Roger Mark Selya
Singapore: World Scientific. 457pp.
Roger Mark Selya's well written and excruciatingly detailed work Development and Demographic Change in Taiwan: 1945-1995 is a book no Taiwan bibliophile should be without. More than just a dry compendium of dull facts, Selya not only portrays and explains Taiwan's social change, but also provides a massive list of references, as well as exploring the arguments on the issues. The book is augmented by copious maps and tables. Selya is a geographer at the University of Cincinnati.
A typical Selya paragraph is a miniature encyclopedia. Consider, for example, the malaria programs:
Large-scale antimalarial chemotherapy programs were begun under the Japanese Administration, a practice that was continued after 1947 (Liang, 1991). Chemotherapy programs did keep malarial parasite infestation rates low, reduced the potential economic damage the disease could impose on families, and reduced the suffering of the individuals (Liang, 1991). However, one major drawback to this approach was that the transmission of malaria was not interrupted (Chuang, 1991). Thus, in 1952 some 1.2 million people, or 15.4% of the population, were infected with malaria; some 2196 people died of malaria that same year, making this disease the tenth leading cause of death....The numerous references not only aid the reader in understanding the debates, but also encourage further exploration of the issues.
The book consists of seven major sections covering major demographic topics: Introduction; Growth, Distribution, Composition, and Structure; Fertility; Mortality, Morbidity, and Public Health; Migration; Population Policies; and Summary and Conclusion. Each section discusses major issues in that area. For example, under Mortality, Morbidity, and Public Health, there are discussions of major diseases, accidents, and suicides. Not only are the changes discussed, but the evolution of policy is presented, enabling the reader to understand how Taiwan came to be the way it is today. They also point out continuing problems any current resident of the island will be aware of....
...In this regard Lin (1992) has calculated that little would be gained in increased life expectancy at birth for women through the elimination of 50 percent of the mortality due to cardiovascular diseases and cancer. In contrast, men would gain some 1.27 years, if motor vehicle deaths were reduced by 50 percent.Nor is Selya afraid to withhold judgment or praise when necessary. Speaking of Taiwan's motor vehicle accident rates, "the highest motor vehicle fatality rate of any industrialized country," Selya tartly observes:
"What is especially disturbing about accidents in Taiwan is that common sense policies and practices if but implemented could lead to a radical decrease in both the number of accidents and accident related mortality."
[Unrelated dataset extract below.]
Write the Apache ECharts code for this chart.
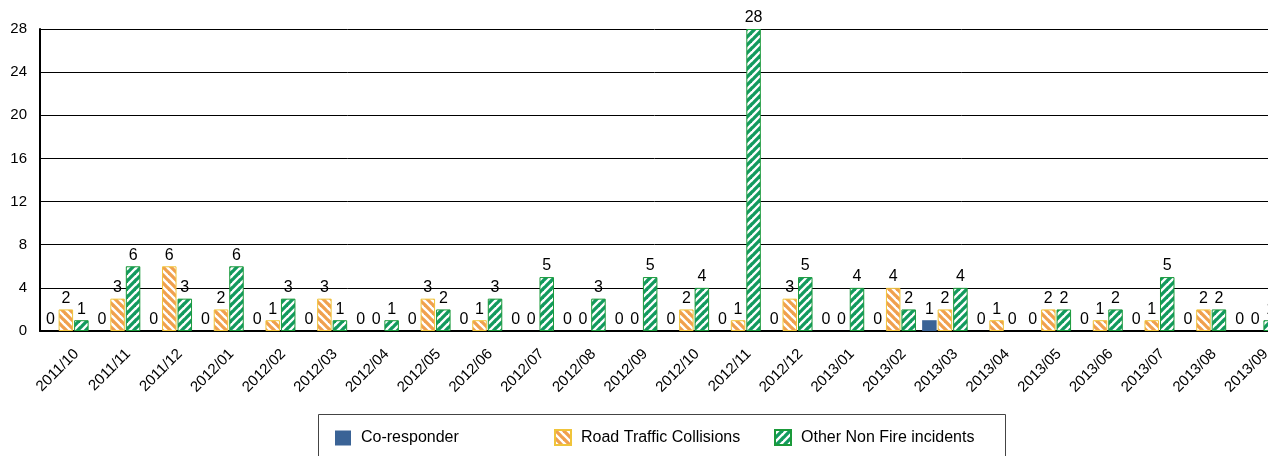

Something we foreigners here say every day, except we usually add a string of expletives after that sentence. But further on Selya gives credit where credit is due:
"In contrast to accidents, Taiwan has adopted or instituted simple and effective methods for preventing suicides. It is no longer possible to buy sleeping pills across the counter, for example."
This volume is an absolute gold mine of information. For example, we learn on page 333 that back in 1991 then-premier Hau Pei-tsun directed the Council on Labor Affairs to study the idea of bringing workers over from China and legislation was actually initiated in the Legislative Yuan. Fortunately the idea was killed. Another fascinating topic is that of differential disease rates among spatially close populations. For example, thalassemia, a genetic blood disease, is quite prevalent in south China, but is not common at all among Taiwan Han populations, only 5% for the alpha and 1% for the beta -- but among the aborigines some groups are as high as 17% and as low as 1.2%. Another interesting moment occurs when Selya defines the four "ethnic" groups in Taiwan: foreigners, aborigines, Mainland Chinese, and Taiwanese. Of course foreigners do not form an ethnic group, he explains, but they can be treated as one for demographic purposes.
This is a thoroughly useful and practical book that surveys almost every aspect of Taiwan's demographic change in the postwar period. I highly recommend it to any student of Taiwan's history, and to anyone interested in comparative studies of demographic change.